Work Experience: Make Every Bullet Count
Even if your work experience is limited to campus jobs, tutoring, retail, or food service, these roles can be framed in terms of transferable skills. The key is to describe what you accomplished—not just what your duties were. "Operated cash register" is a responsibility. "Processed an average of 120 transactions per shift with a 99.8% accuracy rate" is an accomplishment that implies attention to detail and reliability.
If you have internship experience, lead with it. Use action verbs and quantify results wherever possible. Instead of "Helped the marketing team with social media," write "Created and scheduled 45 social media posts over 10 weeks, increasing Instagram engagement by 18% and driving 200+ new email subscribers." Numbers make your contributions concrete and memorable.
Freelance work, gig economy roles, and family business contributions all count. The goal is to demonstrate that you've held responsibility, delivered results, and developed professional habits. If you built a website for a local business, that's a legitimate professional project.

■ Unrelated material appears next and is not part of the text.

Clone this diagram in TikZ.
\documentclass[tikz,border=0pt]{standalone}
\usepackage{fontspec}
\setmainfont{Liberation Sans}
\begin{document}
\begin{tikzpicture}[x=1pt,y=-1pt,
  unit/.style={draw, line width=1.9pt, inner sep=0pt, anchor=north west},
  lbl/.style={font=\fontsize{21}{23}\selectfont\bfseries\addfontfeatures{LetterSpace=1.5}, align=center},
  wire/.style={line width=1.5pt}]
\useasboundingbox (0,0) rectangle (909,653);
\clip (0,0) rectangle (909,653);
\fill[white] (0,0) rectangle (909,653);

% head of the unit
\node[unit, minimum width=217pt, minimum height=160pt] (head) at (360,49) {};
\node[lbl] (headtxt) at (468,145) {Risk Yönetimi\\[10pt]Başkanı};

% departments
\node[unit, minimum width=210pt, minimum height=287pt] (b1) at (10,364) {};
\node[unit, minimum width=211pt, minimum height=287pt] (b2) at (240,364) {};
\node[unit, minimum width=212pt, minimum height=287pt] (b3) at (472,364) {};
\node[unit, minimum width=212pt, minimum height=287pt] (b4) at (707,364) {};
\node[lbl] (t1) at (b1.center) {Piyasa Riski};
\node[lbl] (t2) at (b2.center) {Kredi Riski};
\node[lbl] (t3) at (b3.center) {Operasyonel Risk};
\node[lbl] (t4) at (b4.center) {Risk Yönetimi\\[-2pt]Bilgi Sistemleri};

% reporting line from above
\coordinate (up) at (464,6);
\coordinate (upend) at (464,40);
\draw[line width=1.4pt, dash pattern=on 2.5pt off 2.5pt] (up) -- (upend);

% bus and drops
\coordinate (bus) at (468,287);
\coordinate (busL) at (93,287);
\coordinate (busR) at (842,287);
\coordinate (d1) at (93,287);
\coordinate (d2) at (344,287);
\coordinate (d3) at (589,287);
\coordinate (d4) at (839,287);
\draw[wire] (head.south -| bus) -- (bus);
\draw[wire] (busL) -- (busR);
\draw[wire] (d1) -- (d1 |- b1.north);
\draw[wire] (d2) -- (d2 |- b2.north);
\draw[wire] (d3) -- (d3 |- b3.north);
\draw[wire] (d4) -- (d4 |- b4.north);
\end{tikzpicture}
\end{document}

If you managed inventory at a family store, that involves logistics and accountability.
Formatting, Length, and ATS Optimization
A college student resume should be exactly one page. You do not have enough professional experience to justify two pages, and trying to stretch content to fill a second page signals poor editing judgment. Use 10 to 11 point font in a standard typeface like Calibri or Arial, 0.5 to 1 inch margins, and clear section headings in bold or slightly larger font.
ATS compatibility is non-negotiable. Avoid text boxes, tables, columns, graphics, and fancy headers. Stick to standard section headings: Education, Skills, Projects, Experience, Activities. Save your resume as a PDF unless the application specifically requests a Word document. Test your resume with an ATS scanner before submitting—many rejections happen before a human ever opens the file.
Consistency is a subtle but powerful signal. If you use periods at the end of bullet points, use them everywhere. If you bold company names, bold all of them. Inconsistent formatting suggests carelessness, and for a student without extensive experience, your resume formatting is itself a demonstration of your attention to detail.
Common Mistakes College Students Make
The most frequent error is including a high school section. Once you're in college, high school achievements belong on your resume only in extremely rare cases—such as a nationally recognized award directly relevant to the role. Everything else from high school should be removed to make room for college-level content.
Other common mistakes include using an unprofessional email address, listing every course you've taken instead of curating relevant ones, including references or "References available upon request" (this is assumed and wastes a line), and submitting the same generic resume to every job. Each of these errors is easily fixable, and correcting them can meaningfully improve your callback rate.